* [Provided material]
★ ★ ★ ★ ★

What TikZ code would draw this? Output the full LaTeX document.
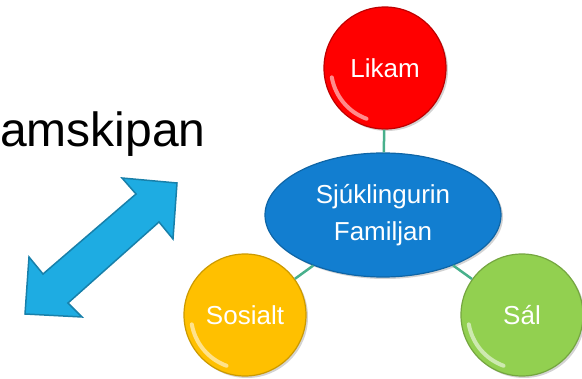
\documentclass[tikz,border=0pt]{standalone}
\usepackage{fontspec}
\setmainfont{Liberation Sans}
\usetikzlibrary{shadows,shapes.geometric}
\definecolor{arrowblue}{RGB}{30,172,226}
\definecolor{arrowedge}{RGB}{24,128,170}
\definecolor{ballred}{RGB}{255,0,0}
\definecolor{ballblue}{RGB}{18,126,208}
\definecolor{ballyellow}{RGB}{255,192,0}
\definecolor{ballgreen}{RGB}{146,208,80}
\definecolor{linkgreen}{RGB}{72,176,140}
\tikzset{
  ball/.style={circle, minimum size=122pt, inner sep=0pt, text=white,
    font=\fontsize{26}{30}\selectfont, line width=1.2pt,
    drop shadow={shadow xshift=2pt, shadow yshift=-2pt, opacity=0.35},
    path picture={
      \draw[white, opacity=0.55, line width=4pt, line cap=round]
        (path picture bounding box.center) ++(190:54pt) arc (190:250:54pt);
    }},
  link/.style={draw=linkgreen, line width=2.5pt}
}

\begin{document}
\begin{tikzpicture}[x=1pt, y=-1pt]
			%%%%% START %%%%%
			\useasboundingbox (0, 0) rectangle (582, 379);
			
			\node[anchor=base west, inner sep=0pt, font=\fontsize{48}{52}\selectfont] (title) at (0, 147) {amskipan};
			
			\draw[fill=arrowblue, draw=arrowedge, line width=1.5pt, line join=miter]
			  (177, 183) -- (173, 239) -- (159, 222) -- (68, 303) -- (82, 317)
			  -- (25, 314) -- (29, 257) -- (43, 274) -- (136, 194) -- (122, 178) -- cycle;
			
			\node[ball, fill=ballred, draw=ballred!75!black] (likam) at (385, 68) {Likam};
			\node[ball, fill=ballyellow, draw=ballyellow!80!black] (sosialt) at (245, 315) {Sosialt};
			\node[ball, fill=ballgreen, draw=ballgreen!80!black] (sal) at (522, 315) {Sál};
			\node[ellipse, minimum width=236pt, minimum height=124pt, inner sep=0pt, fill=ballblue,
			  draw=ballblue!80!black, line width=1.2pt, text=white, align=center,
			  font=\fontsize{26}{37}\selectfont,
			  drop shadow={shadow xshift=2pt, shadow yshift=-2pt, opacity=0.35}] (patient) at (383, 215)
			  {Sjúklingurin\\Familjan};
			
			\draw[link] (likam) -- (patient);
			\draw[link] (sosialt) -- (patient);
			\draw[link] (sal) -- (patient);
			%%%%% END %%%%%
\end{tikzpicture}
\end{document}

★ ★ ★ ★ ★

* [Exercise prompt] Leave the images out and output the remaining material exactly as it stands.

* [Result for this task]
What TikZ code would draw this? Output the full LaTeX document.
\documentclass[tikz,border=0pt]{standalone}
\usepackage{fontspec}
\setmainfont{Liberation Sans}
\usetikzlibrary{shadows,shapes.geometric}
\definecolor{arrowblue}{RGB}{30,172,226}
\definecolor{arrowedge}{RGB}{24,128,170}
\definecolor{ballred}{RGB}{255,0,0}
\definecolor{ballblue}{RGB}{18,126,208}
\definecolor{ballyellow}{RGB}{255,192,0}
\definecolor{ballgreen}{RGB}{146,208,80}
\definecolor{linkgreen}{RGB}{72,176,140}
\tikzset{
  ball/.style={circle, minimum size=122pt, inner sep=0pt, text=white,
    font=\fontsize{26}{30}\selectfont, line width=1.2pt,
    drop shadow={shadow xshift=2pt, shadow yshift=-2pt, opacity=0.35},
    path picture={
      \draw[white, opacity=0.55, line width=4pt, line cap=round]
        (path picture bounding box.center) ++(190:54pt) arc (190:250:54pt);
    }},
  link/.style={draw=linkgreen, line width=2.5pt}
}

\begin{document}
\begin{tikzpicture}[x=1pt, y=-1pt]
			%%%%% START %%%%%
			\useasboundingbox (0, 0) rectangle (582, 379);
			
			\node[anchor=base west, inner sep=0pt, font=\fontsize{48}{52}\selectfont] (title) at (0, 147) {amskipan};
			
			\draw[fill=arrowblue, draw=arrowedge, line width=1.5pt, line join=miter]
			  (177, 183) -- (173, 239) -- (159, 222) -- (68, 303) -- (82, 317)
			  -- (25, 314) -- (29, 257) -- (43, 274) -- (136, 194) -- (122, 178) -- cycle;
			
			\node[ball, fill=ballred, draw=ballred!75!black] (likam) at (385, 68) {Likam};
			\node[ball, fill=ballyellow, draw=ballyellow!80!black] (sosialt) at (245, 315) {Sosialt};
			\node[ball, fill=ballgreen, draw=ballgreen!80!black] (sal) at (522, 315) {Sál};
			\node[ellipse, minimum width=236pt, minimum height=124pt, inner sep=0pt, fill=ballblue,
			  draw=ballblue!80!black, line width=1.2pt, text=white, align=center,
			  font=\fontsize{26}{37}\selectfont,
			  drop shadow={shadow xshift=2pt, shadow yshift=-2pt, opacity=0.35}] (patient) at (383, 215)
			  {Sjúklingurin\\Familjan};
			
			\draw[link] (likam) -- (patient);
			\draw[link] (sosialt) -- (patient);
			\draw[link] (sal) -- (patient);
			%%%%% END %%%%%
\end{tikzpicture}
\end{document}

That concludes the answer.